Gellner's philosophical contribution might be thought of in two ways. First, there was the well-known early intervention against ordinary language philosophy. In Words and Things, he sought to expose the excesses of the methodology then practised in much of the Anglo-American philosophical world. Targeting chiefly Wittgenstein and his Oxford followers, Gellner, in that book and in his influential Cause and Meaning in the Social Sciences, attacked what he saw as the idealist implications and consequences of such a style of philosophising, which he regarded as unacceptable for the practice of the social sciences. In this, he was in the company of other philosophers at the London School of Economics, who stood apart from the philosophical fashions of the time, and defended a quite distinctive point of view from the environs of Houghton Street. He incurred the displeasure of the Oxford dons; it is said that Gilbert Ryle, then editor of Mind, the leading philosophy journal in the UK, refused to allow a review of Words and Things to be published in its pages.

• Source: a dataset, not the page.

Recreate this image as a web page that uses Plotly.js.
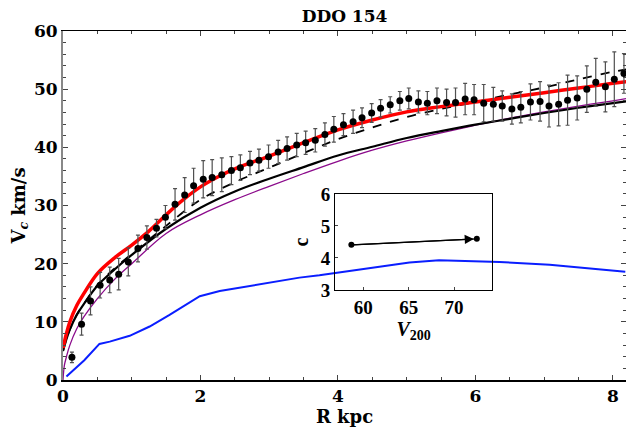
<!DOCTYPE html>
<html><head><meta charset="utf-8">
<script src="https://cdn.plot.ly/plotly-3.0.1.min.js"></script>
<style>html,body{margin:0;padding:0;background:#fff}#chart{width:626px;height:427px}</style>
</head><body><div id="chart"></div>
<script>
// Observed rotation curve
const obsR = [0.13,0.27,0.40,0.54,0.68,0.81,0.95,1.09,1.22,1.36,1.49,1.63,1.77,1.90,2.04,2.17,2.31,2.45,2.58,2.72,2.85,2.99,3.13,3.26,3.40,3.53,3.67,3.81,3.94,4.08,4.22,4.35,4.49,4.62,4.76,4.90,5.03,5.17,5.30,5.44,5.58,5.71,5.85,5.98,6.12,6.26,6.39,6.53,6.66,6.80,6.94,7.07,7.21,7.34,7.48,7.62,7.75,7.89,8.02,8.16];
const obsV = [3.9,9.6,13.6,16.3,17.2,18.2,20.3,22.6,24.5,26.1,28.0,30.2,31.8,33.4,34.5,34.8,35.3,36.0,36.5,37.3,37.8,38.4,39.2,39.8,40.4,40.8,41.2,42.2,43.1,43.9,44.4,45.1,45.9,46.7,47.3,48.0,48.4,47.8,47.6,48.0,47.7,47.7,48.3,48.2,47.6,47.4,47.1,46.6,46.9,47.8,47.9,47.1,47.4,48.1,48.5,50.0,51.2,50.4,51.7,52.7];
const obsErr = [0.9,1.9,2.4,2.2,2.2,2.7,2.4,2.3,2.0,1.5,2.0,2.7,3.0,3.0,3.2,3.1,2.9,2.4,2.2,2.0,1.9,2.0,2.0,2.0,2.0,2.0,2.0,2.0,2.2,1.9,2.0,1.7,1.6,1.5,1.4,1.6,1.8,1.9,2.0,2.2,2.3,2.5,2.7,2.6,3.2,2.9,2.6,2.6,2.7,3.1,3.4,3.6,3.7,4.3,3.8,4.0,4.1,4.3,4.7,3.4];

// Model curves
const redR = [0,0.05,0.1,0.2,0.3,0.5,0.75,1.0,1.25,1.5,1.75,2.0,2.25,2.5,3.0,3.5,4.0,4.5,5.0,5.5,6.0,6.5,7.0,7.5,8.0,8.2];
const redV = [5.5,8,10,12.8,14.8,18.3,21,23.2,25.6,28.4,31.0,33.2,34.9,36.3,38.5,40.8,43.0,44.7,46.1,47.0,47.8,48.6,49.4,50.2,51.0,51.3];
const solidR = [0,0.05,0.1,0.2,0.3,0.5,0.75,1.0,1.5,2.0,2.5,3.0,3.5,4.0,4.5,5.0,5.5,6.0,6.5,7.0,7.5,8.0,8.2];
const solidV = [5,7,8.7,11.2,13,16.2,19,21.5,26.0,29.6,32.4,34.6,36.6,38.6,40.1,41.6,42.8,43.9,44.9,45.9,46.8,47.6,47.9];
const dashR = [0,0.05,0.1,0.2,0.3,0.5,0.75,1.0,1.5,2.0,2.5,3.0,3.5,4.0,4.5,5.0,5.5,6.0,6.5,7.0,7.5,8.0,8.2];
const dashV = [5,7,8.7,11.2,13,16.3,19.2,21.7,26.5,31.0,34.0,36.5,39.0,41.4,43.4,45.2,46.6,47.8,49.1,50.3,51.7,53.0,53.4];
const purpleR = [0,0.02,0.05,0.1,0.2,0.3,0.5,0.75,1.0,1.5,2.0,2.5,3.0,3.5,4.0,4.5,5.0,5.5,6.0,6.5,7.0,7.5,8.0,8.2];
const purpleV = [0,2.5,4,6,8.8,10.8,14,17.3,20,25.2,28.4,31.0,33.3,35.5,37.6,39.5,41.1,42.5,43.8,45.0,46.1,47.1,48.0,48.4];
const blueR = [0.05,0.31,0.53,0.68,0.97,1.26,1.55,1.99,2.28,2.86,3.44,3.73,4.46,4.75,5.04,5.47,5.77,6.35,7.08,7.66,8.18];
const blueV = [0.6,3.4,6.2,6.6,7.6,9.2,11.2,14.4,15.3,16.4,17.6,18.0,19.2,19.8,20.2,20.6,20.5,20.3,19.8,19.2,18.6];

// Inset: concentration vs V200
const insetV200 = [58.7,72.5];
const insetC = [4.41,4.60];

const xTicks = [0,2,4,6,8];
const yTicks = [0,10,20,30,40,50,60];
const insetXTicks = [60,65,70];
const insetYTicks = [3,4,5,6];

const FONT = 'DejaVu Serif';
const SERIF = 'Liberation Serif';

const traces = [
  {x: purpleR, y: purpleV, mode:'lines', line:{color:'#8b0a8b', width:1.3, shape:'spline'}},
  {x: solidR, y: solidV, mode:'lines', line:{color:'black', width:2.2, shape:'spline'}},
  {x: dashR, y: dashV, mode:'lines', line:{color:'black', width:1.8, dash:'dash', shape:'spline'}},
  {x: blueR, y: blueV, mode:'lines', line:{color:'#0a1eff', width:2}},
  {x: redR, y: redV, mode:'lines', line:{color:'#ff0000', width:3.5, shape:'spline'}},
  {x: obsR, y: obsV, mode:'markers', marker:{color:'black', size:7},
   error_y:{type:'data', array: obsErr, visible:true, color:'#505050', thickness:1.2, width:2}},
  {x: insetV200, y: insetC, xaxis:'x2', yaxis:'y2', mode:'markers+lines',
   line:{color:'black', width:1.3}, marker:{color:'black', size:6}}
];

const layout = {
  width:626, height:427,
  margin:{l:63, r:0, t:31, b:47},
  paper_bgcolor:'white', plot_bgcolor:'rgba(0,0,0,0)',
  showlegend:false,
  title:{text:'DDO 154', x:0.5, xref:'paper', y:0.962, yref:'container', yanchor:'middle',
         font:{family:FONT, size:17, weight:'bold', color:'black'}},
  xaxis:{range:[0,8.19], domain:[0,1], showline:true, linecolor:'black', linewidth:1.5, mirror:'allticks',
         ticks:'inside', ticklen:5, tickcolor:'#444', tickvals:xTicks, showgrid:false, zeroline:false,
         minor:{dtick:0.5, tick0:0, ticks:'inside', ticklen:3, tickcolor:'#444', showgrid:false},
         tickfont:{family:FONT, size:17, weight:'bold', color:'black'},
         title:{text:'R kpc', font:{family:FONT, size:18, weight:'bold', color:'black'}, standoff:4}},
  yaxis:{range:[0,60], domain:[0,1], showline:true, linecolor:'#888', linewidth:2, mirror:'allticks',
         ticks:'inside', ticklen:5, tickcolor:'#444', tickvals:yTicks, showgrid:false, zeroline:false,
         minor:{dtick:2, tick0:0, ticks:'inside', ticklen:3, tickcolor:'#444', showgrid:false},
         tickfont:{family:FONT, size:17, weight:'bold', color:'black'},
         title:{text:'V<sub><i>c</i></sub> km/s', font:{family:FONT, size:18, weight:'bold', color:'black'}, standoff:4}},
  xaxis2:{anchor:'y2', domain:[0.4831,0.7625], range:[56.9,74.2], showline:true, linecolor:'black', linewidth:1,
          mirror:true, ticks:'inside', ticklen:3, tickvals:insetXTicks, showgrid:false, zeroline:false,
          tickfont:{family:SERIF, size:19, weight:'bold', color:'black'},
          title:{text:'<i>V</i><sub>200</sub>', font:{family:SERIF, size:20, weight:'bold', color:'black'}, standoff:2}},
  yaxis2:{anchor:'x2', domain:[0.2579,0.533], range:[3,6], showline:true, linecolor:'black', linewidth:1,
          mirror:true, ticks:'inside', ticklen:3, tickvals:insetYTicks, showgrid:false, zeroline:false,
          tickfont:{family:SERIF, size:19, weight:'bold', color:'black'},
          title:{text:'c', font:{family:SERIF, size:20, weight:'bold', color:'black'}, standoff:6}},
  annotations:[{x:insetV200[1], y:insetC[1], ax:insetV200[0], ay:insetC[0],
                xref:'x2', yref:'y2', axref:'x2', ayref:'y2', text:'', showarrow:true,
                arrowhead:2, arrowsize:1.4, arrowwidth:1.3, arrowcolor:'black', standoff:3}]
};

Plotly.newPlot('chart', traces, layout, {staticPlot:true, displayModeBar:false});
</script></body></html>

Secondly, there was that completely idiosyncratic style of social philosophising, so characteristic of Gellner's main works: an exciting blend of the empirical and the philosophical, the descriptive and the normative, a middle-level theorising less abstract than that of mainstream philosophy, but far more speculative and bold than that produced by orthodox social scientists. Gellner thought of this as "social philosophy", a term without an otherwise fixed and clear meaning in philosophy.

Gellner was an eclectic, who combined many social sciences into a single systematic approach. His social philosophy was continuous with, and grew naturally from, the tensions and problems to which this way of doing things gave rise. Social philosophy has inspired countless numbers of students, and Gellner was its main practitioner.